Stando a quanto si legge nell'articolo della discordia, la dichiarazione integrativa da presentare entro la fine di maggio 2019 consentirebbe ai contribuenti di correggere "errori o omissioni e integrare le dichiarazioni fiscali presentate entro il 31 ottobre 2017 ai fini delle imposte sui redditi e relative addizionali, delle imposte sostitutive di quelle sui redditi, delle ritenute e dei contributi previdenziali, dell’imposta sul valore degli immobili all’estero, dell’imposta sulle attività finanziare all’estero, dell’Irap e dell’Iva. L’integrazione degli imponibili è ammessa nel limite di 100 mila euro per singola imposta e per periodo di imposta e comunque non oltre il 30% di quanto già dichiarato".

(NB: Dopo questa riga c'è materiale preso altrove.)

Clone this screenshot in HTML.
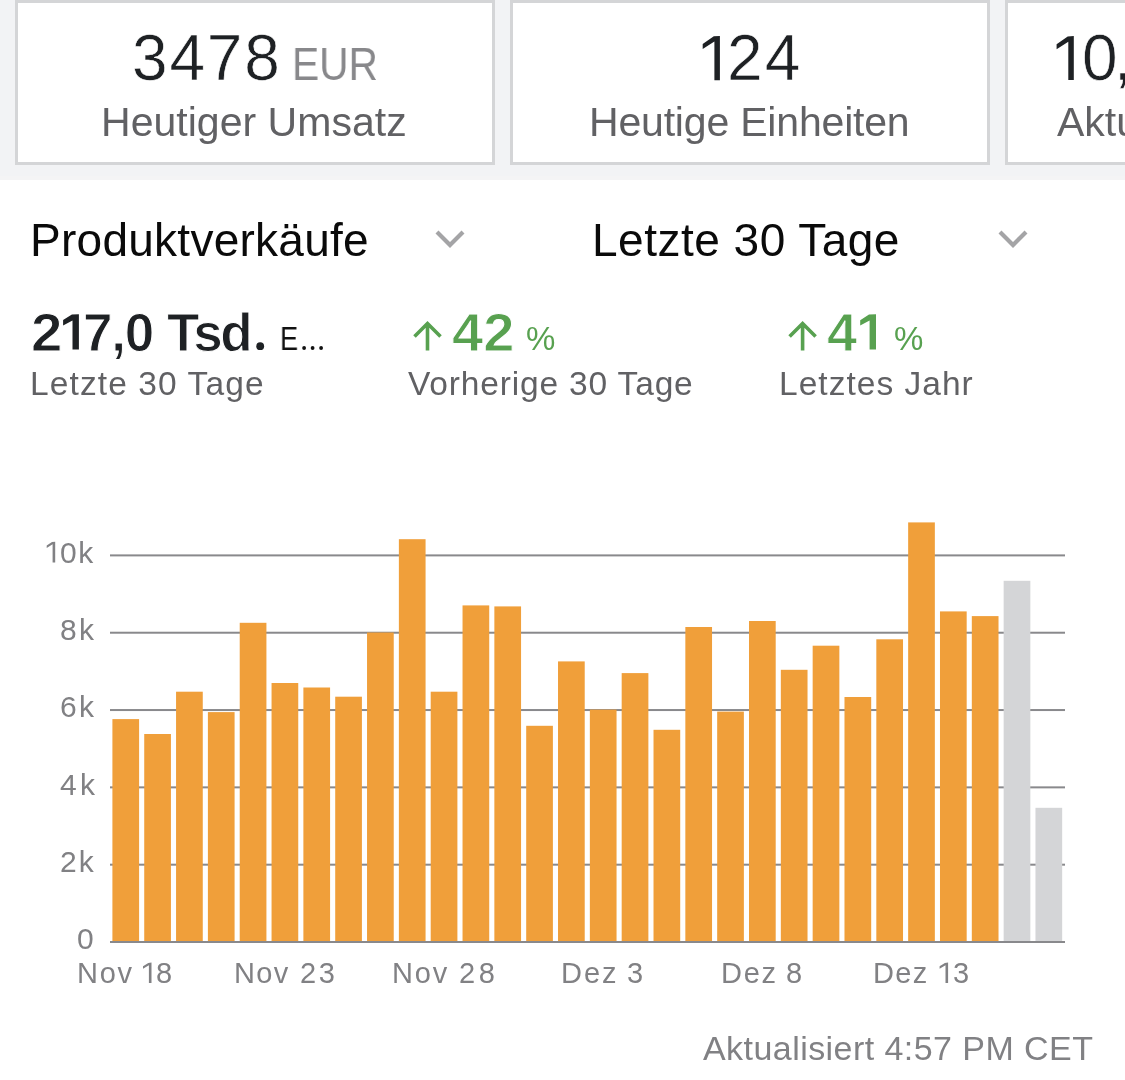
<!DOCTYPE html>
<html><head><meta charset="utf-8"><title>Produktverkäufe</title>
<style>
html,body{margin:0;padding:0;}
body{width:1125px;height:1080px;overflow:hidden;background:#fff;position:relative;font-family:"Liberation Sans",sans-serif;}
.band{position:absolute;left:0;top:0;width:1125px;height:176px;background:#f2f3f5;}
.band2{position:absolute;left:0;top:176px;width:1125px;height:4px;background:#f4f4f5;}
.card{position:absolute;top:0;width:480px;height:165px;box-sizing:border-box;border:3px solid #d4d5d7;background:#fff;}
.chart{position:absolute;left:0;top:0;}
.t{position:absolute;white-space:nowrap;line-height:1;will-change:transform;}
</style></head><body>
<div class="band"></div><div class="band2"></div>
<div class="card" style="left:15px"></div>
<div class="card" style="left:510px"></div>
<div class="card" style="left:1005px"></div>
<svg class="chart" width="1125" height="1080" viewBox="0 0 1125 1080">
<rect x="110" y="554.40" width="955" height="2" fill="#89898c"/>
<rect x="110" y="631.72" width="955" height="2" fill="#89898c"/>
<rect x="110" y="709.04" width="955" height="2" fill="#89898c"/>
<rect x="110" y="786.36" width="955" height="2" fill="#89898c"/>
<rect x="110" y="863.68" width="955" height="2" fill="#89898c"/>
<rect x="112.40" y="719.10" width="26.7" height="222.90" fill="#f09f3a"/>
<rect x="144.23" y="734.00" width="26.7" height="208.00" fill="#f09f3a"/>
<rect x="176.06" y="691.70" width="26.7" height="250.30" fill="#f09f3a"/>
<rect x="207.89" y="712.10" width="26.7" height="229.90" fill="#f09f3a"/>
<rect x="239.72" y="622.80" width="26.7" height="319.20" fill="#f09f3a"/>
<rect x="271.55" y="683.00" width="26.7" height="259.00" fill="#f09f3a"/>
<rect x="303.38" y="687.50" width="26.7" height="254.50" fill="#f09f3a"/>
<rect x="335.21" y="696.70" width="26.7" height="245.30" fill="#f09f3a"/>
<rect x="367.04" y="632.50" width="26.7" height="309.50" fill="#f09f3a"/>
<rect x="398.87" y="539.20" width="26.7" height="402.80" fill="#f09f3a"/>
<rect x="430.70" y="691.70" width="26.7" height="250.30" fill="#f09f3a"/>
<rect x="462.53" y="605.40" width="26.7" height="336.60" fill="#f09f3a"/>
<rect x="494.36" y="606.40" width="26.7" height="335.60" fill="#f09f3a"/>
<rect x="526.19" y="725.80" width="26.7" height="216.20" fill="#f09f3a"/>
<rect x="558.02" y="661.40" width="26.7" height="280.60" fill="#f09f3a"/>
<rect x="589.85" y="709.60" width="26.7" height="232.40" fill="#f09f3a"/>
<rect x="621.68" y="673.10" width="26.7" height="268.90" fill="#f09f3a"/>
<rect x="653.51" y="729.80" width="26.7" height="212.20" fill="#f09f3a"/>
<rect x="685.34" y="627.00" width="26.7" height="315.00" fill="#f09f3a"/>
<rect x="717.17" y="711.60" width="26.7" height="230.40" fill="#f09f3a"/>
<rect x="749.00" y="621.00" width="26.7" height="321.00" fill="#f09f3a"/>
<rect x="780.83" y="669.80" width="26.7" height="272.20" fill="#f09f3a"/>
<rect x="812.66" y="645.70" width="26.7" height="296.30" fill="#f09f3a"/>
<rect x="844.49" y="697.00" width="26.7" height="245.00" fill="#f09f3a"/>
<rect x="876.32" y="639.30" width="26.7" height="302.70" fill="#f09f3a"/>
<rect x="908.15" y="522.40" width="26.7" height="419.60" fill="#f09f3a"/>
<rect x="939.98" y="611.40" width="26.7" height="330.60" fill="#f09f3a"/>
<rect x="971.81" y="616.10" width="26.7" height="325.90" fill="#f09f3a"/>
<rect x="1003.64" y="580.80" width="26.7" height="361.20" fill="#d4d5d7"/>
<rect x="1035.47" y="807.80" width="26.7" height="134.20" fill="#d4d5d7"/>
<rect x="110" y="941.00" width="955" height="2" fill="#89898c"/>
<path d="M437,232 L450,245 L463,232" fill="none" stroke="#a4a4a6" stroke-width="4.2" stroke-linejoin="miter"/>
<path d="M1000,232 L1013,245 L1026,232" fill="none" stroke="#a4a4a6" stroke-width="4.2" stroke-linejoin="miter"/>
<path d="M427.5,350.5 L427.5,323.5 M414.5,336.5 L427.5,323.5 L440.5,336.5" fill="none" stroke="#58a150" stroke-width="3.6" stroke-linejoin="miter"/>
<path d="M802.6,350.5 L802.6,323.5 M789.6,336.5 L802.6,323.5 L815.6,336.5" fill="none" stroke="#58a150" stroke-width="3.6" stroke-linejoin="miter"/>
<circle cx="260.2" cy="346.2" r="3.9" fill="#1e2124"/>
<circle cx="304.1" cy="348" r="1.9" fill="#111"/>
<circle cx="312.6" cy="348" r="1.9" fill="#111"/>
<circle cx="321.1" cy="348" r="1.9" fill="#111"/>
<path d="M151.50,962.60 L151.50,983.00 L148.90,983.00 L148.90,965.20 L143.00,968.80 L143.00,966.30 L148.30,962.90 Z" fill="#818184"/>
<path d="M948.10,962.60 L948.10,983.00 L945.50,983.00 L945.50,965.20 L939.60,968.80 L939.60,966.30 L944.90,962.90 Z" fill="#818184"/>
<path d="M55.20,541.70 L55.20,562.60 L52.60,562.60 L52.60,544.30 L46.70,547.90 L46.70,545.40 L52.00,542.00 Z" fill="#818184"/>
<path d="M719.90,35.90 L719.90,80.20 L714.40,80.20 L714.40,41.50 L702.70,49.10 L702.70,44.10 L713.80,36.20 Z" fill="#1e2124"/>
<path d="M1073.80,36.10 L1073.80,79.90 L1068.30,79.90 L1068.30,41.70 L1056.60,49.30 L1056.60,44.30 L1067.70,36.40 Z" fill="#1e2124"/>
<path d="M78.90,314.20 L78.90,349.50 L72.50,349.50 L72.50,320.40 L63.10,325.50 L63.10,320.10 L71.90,314.50 Z" fill="#1e2124"/>
<path d="M876.00,314.30 L876.00,349.50 L869.60,349.50 L869.60,320.50 L860.20,325.60 L860.20,320.20 L869.00,314.60 Z" fill="#58a150"/>
</svg>
<div class="t" style="left:132.2px;top:26.4px;font:400 64px/1 'Liberation Sans', sans-serif;letter-spacing:1.799px;white-space:nowrap;-webkit-text-stroke:0.6px #fff;color:#1e2124">3478</div>
<div class="t" style="left:292px;top:41.3px;font:400 46px/1 'Liberation Sans', sans-serif;letter-spacing:0px;white-space:nowrap;transform:scaleX(0.8835);transform-origin:0 0;color:#88888b">EUR</div>
<div class="t" style="left:101.2px;top:101.8px;font:400 41px/1 'Liberation Sans', sans-serif;letter-spacing:0.029px;white-space:nowrap;color:#616164">Heutiger Umsatz</div>
<div class="t" style="left:727.2px;top:26.4px;font:400 64px/1 'Liberation Sans', sans-serif;letter-spacing:2.2px;white-space:nowrap;-webkit-text-stroke:0.6px #fff;color:#1e2124">24</div>
<div class="t" style="left:589px;top:101.7px;font:400 41px/1 'Liberation Sans', sans-serif;letter-spacing:-0.188px;white-space:nowrap;color:#616164">Heutige Einheiten</div>
<div class="t" style="left:1081.9px;top:26.4px;font:400 64px/1 'Liberation Sans', sans-serif;letter-spacing:0px;white-space:nowrap;-webkit-text-stroke:0.6px #fff;color:#1e2124">0</div>
<div class="t" style="left:1113.8px;top:26.4px;font:400 64px/1 'Liberation Sans', sans-serif;letter-spacing:0px;white-space:nowrap;-webkit-text-stroke:0.6px #fff;color:#1e2124">,</div>
<div class="t" style="left:1056.6px;top:101.6px;font:400 41px/1 'Liberation Sans', sans-serif;letter-spacing:0px;white-space:nowrap;color:#616164">Aktuell</div>
<div class="t" style="left:29.8px;top:217px;font:400 46px/1 'Liberation Sans', sans-serif;letter-spacing:0.265px;white-space:nowrap;color:#0a0a0a">Produktverkäufe</div>
<div class="t" style="left:591.5px;top:217px;font:400 46px/1 'Liberation Sans', sans-serif;letter-spacing:0.5px;white-space:nowrap;color:#0a0a0a">Letzte 30 Tage</div>
<div class="t" style="left:30.9px;top:306px;font:700 53px/1 'Liberation Sans', sans-serif;letter-spacing:0px;white-space:nowrap;transform:scaleX(1.0642);transform-origin:0 0;-webkit-text-stroke:1.0px #fff;color:#1e2124">2</div>
<div class="t" style="left:83.4px;top:306px;font:700 53px/1 'Liberation Sans', sans-serif;letter-spacing:-1.2px;white-space:nowrap;-webkit-text-stroke:1.0px #fff;color:#1e2124">7,0</div>
<div class="t" style="left:166.9px;top:306px;font:700 53px/1 'Liberation Sans', sans-serif;letter-spacing:-2.3px;white-space:nowrap;-webkit-text-stroke:1.0px #fff;color:#1e2124">Tsd</div>
<div class="t" style="left:280.4px;top:322px;font:400 33px/1 'Liberation Sans', sans-serif;letter-spacing:0px;white-space:nowrap;transform:scaleX(0.8233);transform-origin:0 0;color:#111">E</div>
<div class="t" style="left:29.7px;top:367px;font:400 33.5px/1 'Liberation Sans', sans-serif;letter-spacing:1.108px;white-space:nowrap;color:#616164">Letzte 30 Tage</div>
<div class="t" style="left:451.6px;top:306px;font:700 53px/1 'Liberation Sans', sans-serif;letter-spacing:0px;white-space:nowrap;transform:scaleX(1.0582);transform-origin:0 0;-webkit-text-stroke:1.0px #fff;color:#58a150">42</div>
<div class="t" style="left:526.3px;top:322px;font:400 33px/1 'Liberation Sans', sans-serif;letter-spacing:0px;white-space:nowrap;color:#58a150">%</div>
<div class="t" style="left:407.7px;top:367px;font:400 33.5px/1 'Liberation Sans', sans-serif;letter-spacing:0.839px;white-space:nowrap;color:#616164">Vorherige 30 Tage</div>
<div class="t" style="left:826.8px;top:306px;font:700 53px/1 'Liberation Sans', sans-serif;letter-spacing:0px;white-space:nowrap;transform:scaleX(1.0215);transform-origin:0 0;-webkit-text-stroke:1.0px #fff;color:#58a150">4</div>
<div class="t" style="left:894.4px;top:322px;font:400 33px/1 'Liberation Sans', sans-serif;letter-spacing:0px;white-space:nowrap;color:#58a150">%</div>
<div class="t" style="left:779.4px;top:367px;font:400 33.5px/1 'Liberation Sans', sans-serif;letter-spacing:1.027px;white-space:nowrap;color:#616164">Letztes Jahr</div>
<div class="t" style="left:703px;top:1031.3px;font:400 34px/1 'Liberation Sans', sans-serif;letter-spacing:0.443px;white-space:nowrap;color:#818184">Aktualisiert 4:57 PM CET</div>
<div class="t" style="left:59.8px;top:537.6px;font:400 30px/1 'Liberation Sans', sans-serif;letter-spacing:1.5px;white-space:nowrap;color:#818184">0k</div>
<div class="t" style="left:60.2px;top:614.95px;font:400 30px/1 'Liberation Sans', sans-serif;letter-spacing:2.4px;white-space:nowrap;color:#818184">8k</div>
<div class="t" style="left:60px;top:692.3px;font:400 30px/1 'Liberation Sans', sans-serif;letter-spacing:2.4px;white-space:nowrap;color:#818184">6k</div>
<div class="t" style="left:59.6px;top:769.65px;font:400 30px/1 'Liberation Sans', sans-serif;letter-spacing:3.2px;white-space:nowrap;color:#818184">4k</div>
<div class="t" style="left:60px;top:847.0px;font:400 30px/1 'Liberation Sans', sans-serif;letter-spacing:2.0px;white-space:nowrap;color:#818184">2k</div>
<div class="t" style="left:76.8px;top:924.35px;font:400 30px/1 'Liberation Sans', sans-serif;letter-spacing:0px;white-space:nowrap;color:#818184">0</div>
<div class="t" style="left:76.5px;top:959px;font:400 29px/1 'Liberation Sans', sans-serif;letter-spacing:1.75px;white-space:nowrap;color:#818184">Nov</div>
<div class="t" style="left:156px;top:959px;font:400 29px/1 'Liberation Sans', sans-serif;letter-spacing:0px;white-space:nowrap;color:#818184">8</div>
<div class="t" style="left:233.9px;top:959px;font:400 29px/1 'Liberation Sans', sans-serif;letter-spacing:1.4px;white-space:nowrap;color:#818184">Nov</div>
<div class="t" style="left:299.9px;top:959px;font:400 29px/1 'Liberation Sans', sans-serif;letter-spacing:2.7px;white-space:nowrap;color:#818184">23</div>
<div class="t" style="left:392.4px;top:959px;font:400 29px/1 'Liberation Sans', sans-serif;letter-spacing:1.8px;white-space:nowrap;color:#818184">Nov</div>
<div class="t" style="left:458.9px;top:959px;font:400 29px/1 'Liberation Sans', sans-serif;letter-spacing:3.6px;white-space:nowrap;color:#818184">28</div>
<div class="t" style="left:561.4px;top:959px;font:400 29px/1 'Liberation Sans', sans-serif;letter-spacing:2.0px;white-space:nowrap;color:#818184">Dez</div>
<div class="t" style="left:627.3px;top:959px;font:400 29px/1 'Liberation Sans', sans-serif;letter-spacing:0px;white-space:nowrap;color:#818184">3</div>
<div class="t" style="left:720.6px;top:959px;font:400 29px/1 'Liberation Sans', sans-serif;letter-spacing:1.7px;white-space:nowrap;color:#818184">Dez</div>
<div class="t" style="left:786.0px;top:959px;font:400 29px/1 'Liberation Sans', sans-serif;letter-spacing:0px;white-space:nowrap;color:#818184">8</div>
<div class="t" style="left:872.8px;top:959px;font:400 29px/1 'Liberation Sans', sans-serif;letter-spacing:1.4px;white-space:nowrap;color:#818184">Dez</div>
<div class="t" style="left:952.5px;top:959px;font:400 29px/1 'Liberation Sans', sans-serif;letter-spacing:0px;white-space:nowrap;color:#818184">3</div>
</body></html>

In questo modo, i redditi non denunciati possono essere regolarizzati versando un’imposta sostitutiva del 20% sul maggior imponibile Irpef o Ires, misura che di fatto diventa molto più conveniente per chi dichiara redditi alti e molto meno per chi invece ha redditi medio-bassi. Nel caso dell’Iva, invece, il condono prevede il pagamento di un’aliquota media inferiore a quella ordinaria al 22%.